Keeping the code in your pocket allows the AME to review your application, and conduct the physical exam in a
consultative mode. While in this mode,
nothing goes to the FAA, and all information remains between you and the AME. Also during this mode the AME can discuss your application, the chances of successful submission, what is needed to proceed. Again, all of this is kept confidential from the FAA. But only if you keep that code in your pocket.
When you hand over the code, the AME opens your file in the FAA system and the exam is no longer confidential. It becomes "live". Once live, the only results are issue, defer, or deny.
Issue means you leave the office with the desired result of medical certificate in hand.

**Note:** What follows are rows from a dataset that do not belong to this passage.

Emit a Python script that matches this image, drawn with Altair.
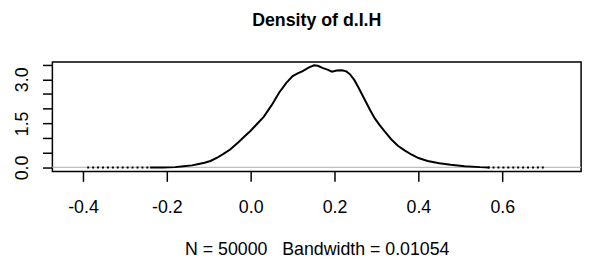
import altair as alt
import pandas as pd

# density curve
dens_x = [-0.24, -0.21, -0.18, -0.16, -0.14, -0.127, -0.11, -0.096, -0.08, -0.065,
          -0.049, -0.03, -0.015, 0.0, 0.015, 0.031, 0.05, 0.068, 0.085, 0.1,
          0.112, 0.124, 0.138, 0.151, 0.16, 0.171, 0.183, 0.194, 0.205, 0.218,
          0.228, 0.237, 0.247, 0.257, 0.273, 0.285, 0.296, 0.308, 0.32, 0.335,
          0.351, 0.367, 0.383, 0.40, 0.422, 0.45, 0.477, 0.51, 0.547, 0.57]
dens_y = [0.0, 0.0, 0.01, 0.04, 0.07, 0.11, 0.16, 0.22, 0.33, 0.46,
          0.61, 0.85, 1.05, 1.25, 1.48, 1.72, 2.12, 2.55, 2.88, 3.11,
          3.2, 3.28, 3.4, 3.48, 3.46, 3.39, 3.33, 3.26, 3.3, 3.31,
          3.27, 3.17, 2.98, 2.72, 2.28, 1.95, 1.67, 1.43, 1.22, 0.96,
          0.74, 0.58, 0.44, 0.32, 0.22, 0.14, 0.09, 0.04, 0.01, 0.0]

# sparse tails (near-zero density)
tail_x = [-0.39, -0.24, 0.565, 0.70]
tail_y = [0.0, 0.0, 0.0, 0.0]
tail_seg = ["left", "left", "right", "right"]

x_ticks = [-0.4, -0.2, 0.0, 0.2, 0.4, 0.6]
y_ticks = [0.0, 0.5, 1.0, 1.5, 2.0, 2.5, 3.0, 3.5]
x_domain = [-0.473, 0.788]
y_domain = [-0.138, 3.59]

title_text = "Density of d.I.H"
x_title = "N = 50000\u00a0\u00a0 Bandwidth = 0.01054"

FONT = "Liberation Sans"

main = pd.DataFrame({"x": dens_x, "y": dens_y})
tails = pd.DataFrame({"x": tail_x, "y": tail_y, "seg": tail_seg})

xs = alt.Scale(domain=x_domain, nice=False, zero=False)
ys = alt.Scale(domain=y_domain, nice=False, zero=False)

x_axis = alt.Axis(
    values=x_ticks, title=x_title, domain=False, grid=False,
    tickSize=10, tickColor="black", tickWidth=1.5,
    labelFont=FONT, labelFontSize=18, labelColor="black", labelPadding=18,
    labelExpr="replace(format(datum.value, '.1f'), '\u2212', '-')",
    titleFont=FONT, titleFontSize=18, titleFontWeight="normal", titleColor="black",
    titleY=79, titleBaseline="middle",
)
y_axis = alt.Axis(
    values=y_ticks, title=None, domain=False, grid=False,
    tickSize=10, tickColor="black", tickWidth=1.5,
    labelFont=FONT, labelFontSize=18, labelColor="black", labelOverlap=False,
    labelAngle=-90, labelAlign="center", labelBaseline="alphabetic", labelPadding=15,
    labelExpr="datum.value % 1.5 == 0 ? replace(format(datum.value, '.1f'), '\u2212', '-') : ''",
)

base_rule = alt.Chart(pd.DataFrame({"y": [0.0]})).mark_rule(
    color="#bebebe", strokeWidth=1.2
).encode(y=alt.Y("y:Q", scale=ys, axis=y_axis))

tail_line = alt.Chart(tails).mark_line(
    color="black", strokeWidth=2, strokeDash=[2, 3]
).encode(
    x=alt.X("x:Q", scale=xs, axis=x_axis),
    y=alt.Y("y:Q", scale=ys, axis=y_axis),
    detail="seg:N",
)

curve = alt.Chart(main).mark_line(color="black", strokeWidth=2).encode(
    x=alt.X("x:Q", scale=xs, axis=x_axis),
    y=alt.Y("y:Q", scale=ys, axis=y_axis),
)

chart = alt.layer(base_rule, tail_line, curve).properties(
    width=536,
    height=111,
    background="white",
    autosize=alt.AutoSizeParams(type="none"),
    padding={"left": 45, "top": 53, "right": 7, "bottom": 88},
    title=alt.TitleParams(
        text=title_text, font=FONT, fontSize=18, fontWeight="bold",
        color="black", anchor="middle", frame="group",
        baseline="alphabetic", offset=18,
    ),
).configure_view(stroke="black", strokeWidth=1.5)

chart.save("out.html", embed_options={"renderer": "svg", "actions": False})
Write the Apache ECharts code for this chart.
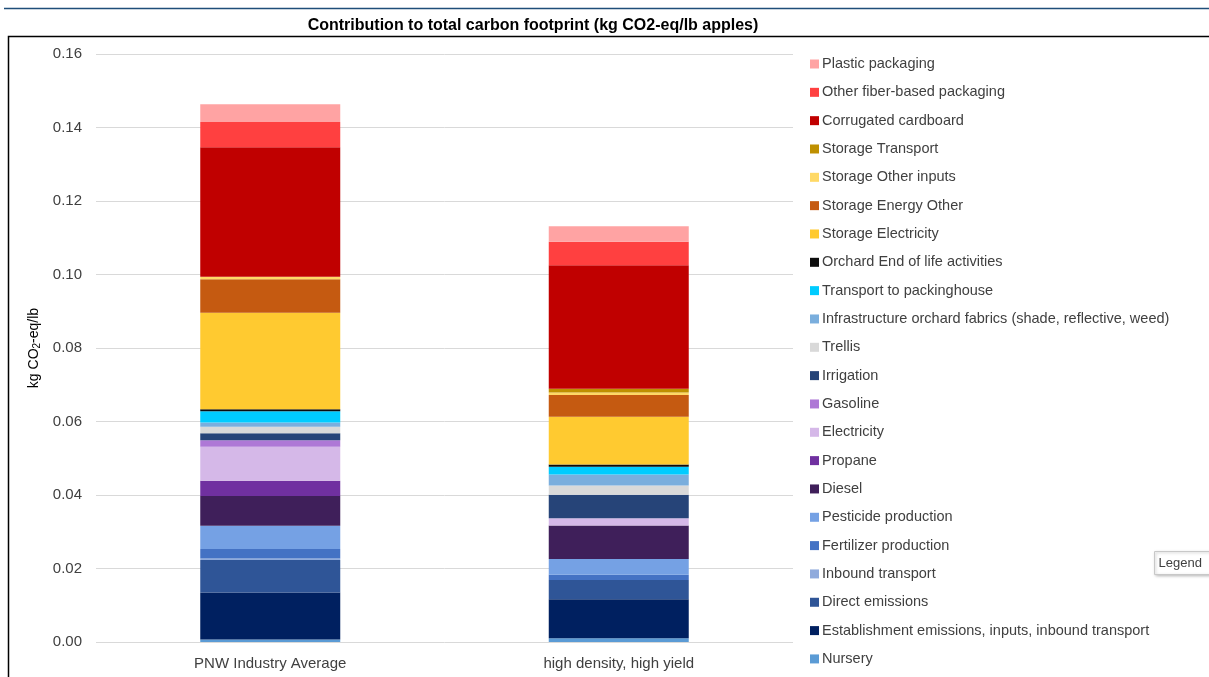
<!DOCTYPE html>
<html>
<head>
<meta charset="utf-8">
<script src="https://cdn.jsdelivr.net/npm/echarts@6/dist/echarts.min.js"></script>
<style>
  html, body { margin: 0; padding: 0; background: #fff; }
  #chart { width: 1209px; height: 677px; }
</style>
</head>
<body>
<div id="chart"></div>
<script>
// Scenarios on the x axis
const categories = ['PNW Industry Average', 'high density, high yield'];

// Footprint components, stacked from the bottom of each bar upwards
const components = [
  'Nursery',
  'Establishment emissions, inputs, inbound transport',
  'Direct emissions',
  'Inbound transport',
  'Fertilizer production',
  'Pesticide production',
  'Diesel',
  'Propane',
  'Electricity',
  'Gasoline',
  'Irrigation',
  'Trellis',
  'Infrastructure orchard fabrics (shade, reflective, weed)',
  'Transport to packinghouse',
  'Orchard End of life activities',
  'Storage Electricity',
  'Storage Energy Other',
  'Storage Other inputs',
  'Storage Transport',
  'Corrugated cardboard',
  'Other fiber-based packaging',
  'Plastic packaging'
];

// kg CO2-eq per lb apples, same order as components
const pnwAverage = [
  0.0007, 0.0128, 0.0088, 0.0004, 0.0026, 0.0063, 0.0081, 0.0042, 0.0092, 0.0018, 0.0019,
  0.0018, 0.0011, 0.0031, 0.0005, 0.0263, 0.0091, 0.0007, 0.0000, 0.0352, 0.0069, 0.0048
];
const highDensity = [
  0.0010, 0.0106, 0.0053, 0.0000, 0.0014, 0.0043, 0.0091, 0.0000, 0.0020, 0.0000, 0.0064,
  0.0025, 0.0030, 0.0021, 0.0006, 0.0130, 0.0059, 0.0007, 0.0010, 0.0336, 0.0064, 0.0042
];

// Fill colour per component
const componentColors = [
  '#5B9BD5', '#002060', '#2F5597', '#8FAADC', '#4472C4', '#75A1E4', '#3F1F5A', '#7030A0',
  '#D5B8E8', '#AE78D6', '#264478', '#D9D9D9', '#7AAEDD', '#00CCFF', '#0D0D0D', '#FFCA30',
  '#C55A11', '#FFD966', '#BF9000', '#C00000', '#FF4040', '#FFA3A3'
];

const yTicks = { min: 0, max: 0.16, interval: 0.02 };

const FONT = '"Liberation Sans", Arial, sans-serif';

const series = components.map((name, i) => ({
  name: name,
  type: 'bar',
  stack: 'total',
  barWidth: 140,
  itemStyle: { color: componentColors[i] },
  emphasis: { disabled: true },
  data: [pnwAverage[i], highDensity[i]]
}));

const chart = echarts.init(document.getElementById('chart'), null, { renderer: 'canvas' });

chart.setOption({
  animation: false,
  backgroundColor: '#ffffff',
  title: {
    text: 'Contribution to total carbon footprint (kg CO2-eq/lb apples)',
    left: 528,
    textAlign: 'center',
    top: 13,
    textStyle: { fontFamily: FONT, fontSize: 16, fontWeight: 'bold', color: '#000' }
  },
  grid: { left: 96, right: 416, top: 54, bottom: 35, containLabel: false },
  legend: {
    orient: 'vertical',
    left: 805,
    top: 51,
    itemWidth: 9,
    itemHeight: 9,
    itemGap: 12.33,
    icon: 'rect',
    data: components.slice().reverse(),
    textStyle: { fontFamily: FONT, fontSize: 14.5, color: '#404040', lineHeight: 16, padding: [0, 0, 0, -2] },
    selectedMode: false
  },
  xAxis: {
    type: 'category',
    data: categories,
    axisLine: { show: false },
    axisTick: { show: false },
    axisLabel: { fontFamily: FONT, fontSize: 15, color: '#404040', margin: 14 }
  },
  yAxis: {
    type: 'value',
    min: yTicks.min,
    max: yTicks.max,
    interval: yTicks.interval,
    name: '{a|kg CO}{s|2}{a|-eq/lb}',
    nameLocation: 'middle',
    nameRotate: 90,
    nameGap: 40,
    nameTextStyle: {
      rich: {
        a: { fontFamily: FONT, fontSize: 14, color: '#000', lineHeight: 18 },
        s: { fontFamily: FONT, fontSize: 10, color: '#000', lineHeight: 18, padding: [6, 0, 0, 0] }
      }
    },
    axisLine: { show: false },
    axisTick: { show: false },
    splitLine: { lineStyle: { color: '#D9D9D9', width: 1 } },
    axisLabel: {
      fontFamily: FONT, fontSize: 15, color: '#404040', margin: 14,
      formatter: v => v.toFixed(2)
    }
  },
  graphic: [
    { type: 'line', shape: { x1: 4, y1: 8.5, x2: 1209, y2: 8.5 }, style: { stroke: '#1F4E79', lineWidth: 1.5 }, silent: true },
    { type: 'rect', shape: { x: 8.5, y: 36.5, width: 1220, height: 700 }, style: { fill: 'none', stroke: '#000', lineWidth: 1.5 }, silent: true },
    {
      type: 'group', left: 1154, top: 551, silent: true,
      children: [
        { type: 'rect', shape: { x: 0, y: 0, width: 60, height: 23 },
          style: { fill: '#fff', stroke: '#C8C8C8', lineWidth: 1, shadowBlur: 3, shadowColor: 'rgba(0,0,0,0.25)', shadowOffsetX: 1, shadowOffsetY: 1 } },
        { type: 'text', x: 4, y: 5, style: { text: 'Legend', fontFamily: FONT, fontSize: 13, fill: '#404040' } }
      ]
    }
  ],
  series: series
});
</script>
</body>
</html>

Defer means your situation requires the AME to send your submission to Oklahoma City for the FAA main office to render judgement. This can take 6-12 weeks before you get an answer, and the answer can be "okay we can issue", "need more information and you have a deadline to get it to us", or Denied.
Denial means you do not meet the standards and your dream of powered flight is pretty much cooked.... forever.
You do not want denial.
How do you avoid denial? Do not submit, or go live, your medical application until you are 100% sure you will pass "go" on the first attempt.
How do you make that happen? Keep the confirmation number in your pocket and remain "confidential consultation" mode until the AME says you have brought all items that are required and he can issue your medical certificate on the spot.